While Nyquist has focused on mountain biking in recent years, he planned to rededicate himself to park riding, qualifying for the inaugural 2020 Tokyo Summer Olympics. In September 2019, it was announced that he would become the first Head Coach of Team USA’s Olympic BMX Freestyle team.
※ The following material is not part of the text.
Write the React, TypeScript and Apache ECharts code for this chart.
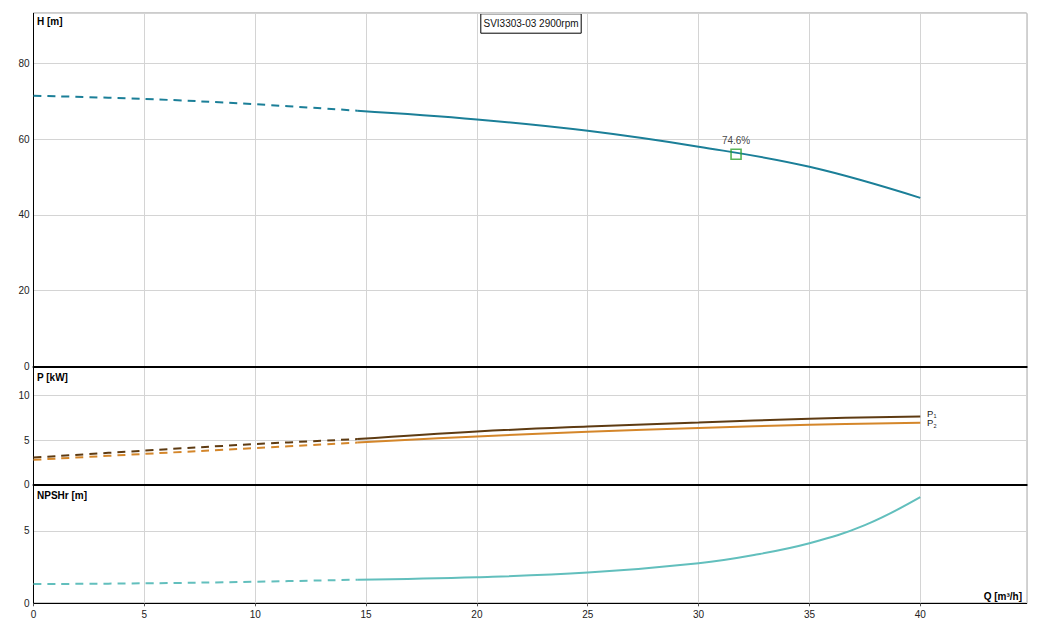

== X Games competition history ==

GOLD (4) SILVER (7) BRONZE (5)
| YEAR | X GAMES | EVENTS | RANK | MEDAL |
|---|---|---|---|---|
| 1997 | Summer X Games III | BMX Street | 5th |  |
| 1997 | Summer X Games III | BMX Dirt | 3rd |  |
| 1998 | Summer X Games IV | BMX Street | 4th |  |
| 1998 | Summer X Games IV | BMX Dirt | 2nd |  |
| 1998 | Summer X Games IV | BMX Vert Doubles | 4th |  |
| 1999 | Summer X Games V | BMX Street | 5th |  |
| 1999 | Summer X Games V | BMX Dirt | 3rd |  |
| 1999 | Summer X Games V | BMX Vert | 9th |  |
| 2000 | Summer X Games VI | BMX Park | 3rd |  |
| 2000 | Summer X Games VI | BMX Dirt | 1st |  |
| 2001 | Summer X Games VII | BMX Park | 7th |  |
| 2001 | Summer X Games VII | BMX Dirt | 2nd |  |
| 2002 | Summer X Games VIII | BMX Park | 1st |  |
| 2002 | Summer X Games VIII | BMX Dirt | 2nd |  |
| 2003 | Summer X Games IX | BMX Park | 1st |  |
| 2003 | Summer X Games IX | BMX Dirt | 1st |  |
| 2004 | Summer X Games X | BMX Park | 2nd |  |
| 2004 | Summer X Games X | BMX Dirt | 8th |  |
| 2005 | Summer X Games XI | BMX Park | 3rd |  |
| 2005 | Summer X Games XI | BMX Dirt | 10th |  |
| 2006 | Summer X Games XII | BMX Dirt | 2nd |  |
| 2007 | Summer X Games XIII | BMX Park | 6th |  |
| 2008 | Summer X Games XIV | BMX Park | 11th |  |
| 2010 | Summer X Games XVI | BMX Park | 14th |  |
| 2011 | Summer X Games XVII | BMX Park | 10th |  |
| 2012 | Summer X Games XVIII | BMX Park | 2nd |  |
| 2013 | X Games Foz do Iguaçu 2013 | BMX Park | 7th |  |
| 2013 | X Games Foz do Iguaçu 2013 | BMX Dirt | 3rd |  |
| 2013 | X Games Barcelona 2013 | BMX Park | 2nd |  |
| 2013 | X Games Munich 2013 | BMX Park | 7th |  |
| 2014 | X Games Austin 2014 | BMX Park | 5th |  |
| 2014 | X Games Austin 2014 | BMX Dirt | 10th |  |
| 2015 | X Games Austin 2015 | BMX Park | 12th |  |
| 2015 | X Games Austin 2015 | BMX Dirt | 5th |  |
| 2016 | X Games Austin 2016 | BMX Dirt | 9th |  |
| 2016 | X Games Austin 2016 | BMX Park | 5th |  |
| 2017 | X Games Minneapolis 2017 | BMX Dirt | 8th |  |
| 2018 | X Games Minneapolis 2018 | BMX Dirt | 11th |  |

==Awards==
===2002===
- X Games - BMX Park Champion

===2003===
- Triple Crown of BMX - Park Champion
- Triple Crown of BMX - Dirt Champion

===2004===
- ESPY - Best Action Sports

===2007===
- AST Dew Tour BMX Dirt Dew Cup Champion

===2009===
- AST Dew Tour BMX Dirt Dew Cup Champion

===2012===
- Gold Medal - Grand Palais BMX Contest - Red Bull Skyline

===2013===
- AST Dew Tour BMX Park Dew Cup Champion

===2014===
- 1st Place - Red Bull Dreamline 2014

===2017===
- 3rd Place - Red Bull Joyride, Whistler 2017

===2018===
- 2nd Place - Wipperfürt BMX Contest 2018
- 1st place tie with Pat "the cat" Skate Cary Competition 2018

===2024===
- Fishbowl Team Win - Team member
- 1st Place - Interior Cake Signage Placement Contest

==Other==
In 2003, Nyquist played himself on an episode of The Jersey called "The New Kid in Town" where he switches bodies with a boy named Elliott Rifkin (played by Theo Greenway) as he has to spend the afternoon with a new kid at school who has a chip on his shoulder.

Nyquist was featured on MTV Cribs and made a guest appearance as himself on the cartoon Kim Possible.